Operating Costs and Expenses
Although our overall operating costs and expenses increased in 2009 as a result of the acquisition of Alltel, we expect to realize further synergies in 2010 as we continue the integration of Alltel’s operations. Additionally, complementary technology standards will facilitate the continuing integration of Alltel’s network operations, resulting in reduced costs to operate our network. We expect to continue to achieve reduced advertising expense as a result of completing the conversion of the retained Alltel customers to the Verizon Wireless brand, and to eliminate duplicate overhead, facility and headcount expenses. We anticipate that labor costs will decrease in our Wireline segment as a result of headcount reductions which will be partially offset by increased content costs for video in our growth businesses. We also expect earnings will be negatively affected by non-cash pension and retiree benefit costs in 2010.
Our 2010 capital program includes capital to fund the introduction of advanced networks and services, including FiOS and LTE, the continued expansion of our core networks, including our IP and wireless EV-DO networks, integration activities, maintenance and support for our legacy voice networks and other expenditures.
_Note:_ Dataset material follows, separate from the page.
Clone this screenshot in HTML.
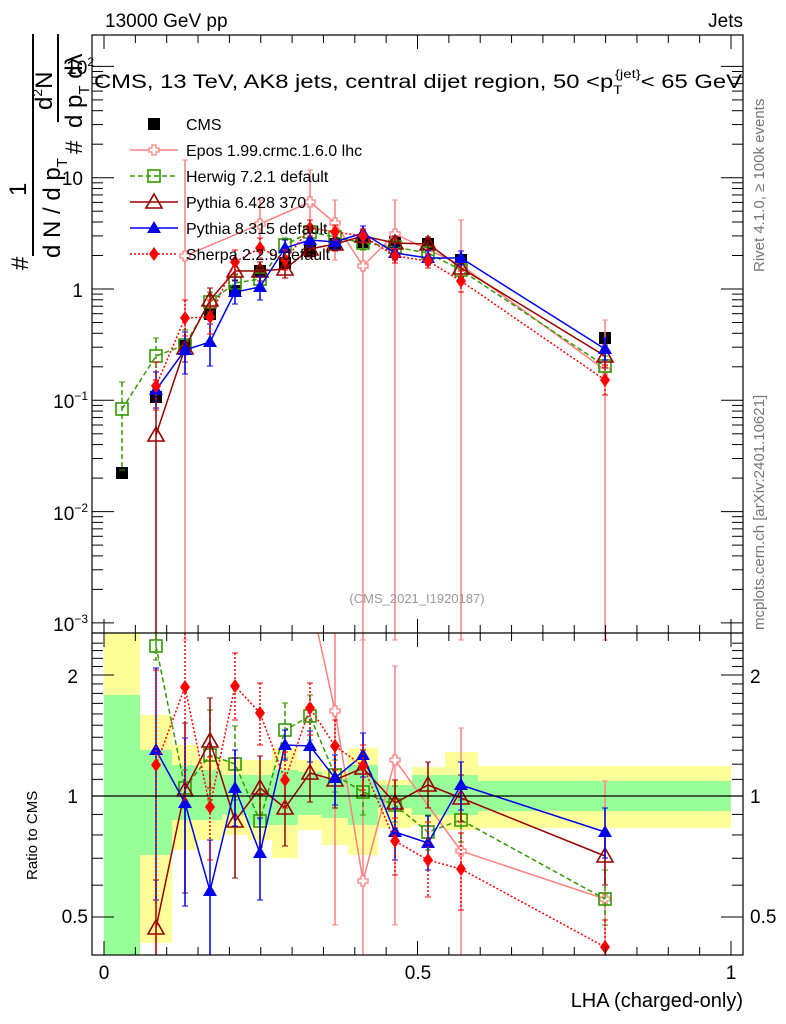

During 2009, we continued to develop our wireless LTE network, which we intend to deploy in 25 to 30 markets in 2010 and to cover substantially all of the United States by the end of 2013. The amount and the timing of the Company’s capital expenditures within these broad categories can vary significantly as a result of a variety of factors outside our control, including, for example, accelerations or delays in obtaining franchises or material weather events. We are not subject to any agreement that would constrain our ability to control our capital expenditures by requiring material capital expenditures on a designated schedule or upon the occurrence of designated events. Capital expenditures declined in 2009 compared to 2008. We believe that we have sufficient discretion over the amount and timing of our capital expenditures on a company-wide basis that we can reasonably expect to have capital expenditures in the range of $16.8 billion to $17.2 billion in 2010. Additionally, we plan to substantially complete the FiOS deployment program by the end of 2010.
Cash Flow from Operations
We create value for our shareowners by investing the cash flows generated by our business in opportunities and transactions that support our strategic imperatives, thereby increasing customer satisfaction and usage of our products and services. In addition, we use our cash flows to maintain and grow our dividend payout to shareowners. Verizon’s Board of Directors increased the Company’s quarterly dividend 3.3% during 2009. This is the third consecutive year in which we have raised our dividend, reflecting the strength of our cash flow and balance sheet. Net cash provided by operating activities for the year ended December 31, 2009 of $31.6 billion increased by $4.0 billion from $27.6 billion for the year ended December 31, 2008.
We do not currently expect that legislative efforts relating to climate control will have a material adverse impact on our consolidated financial results or financial condition. We believe there may be opportunities for companies to increase their use of communications services, including those we provide, in order to minimize the environmental impact of their businesses.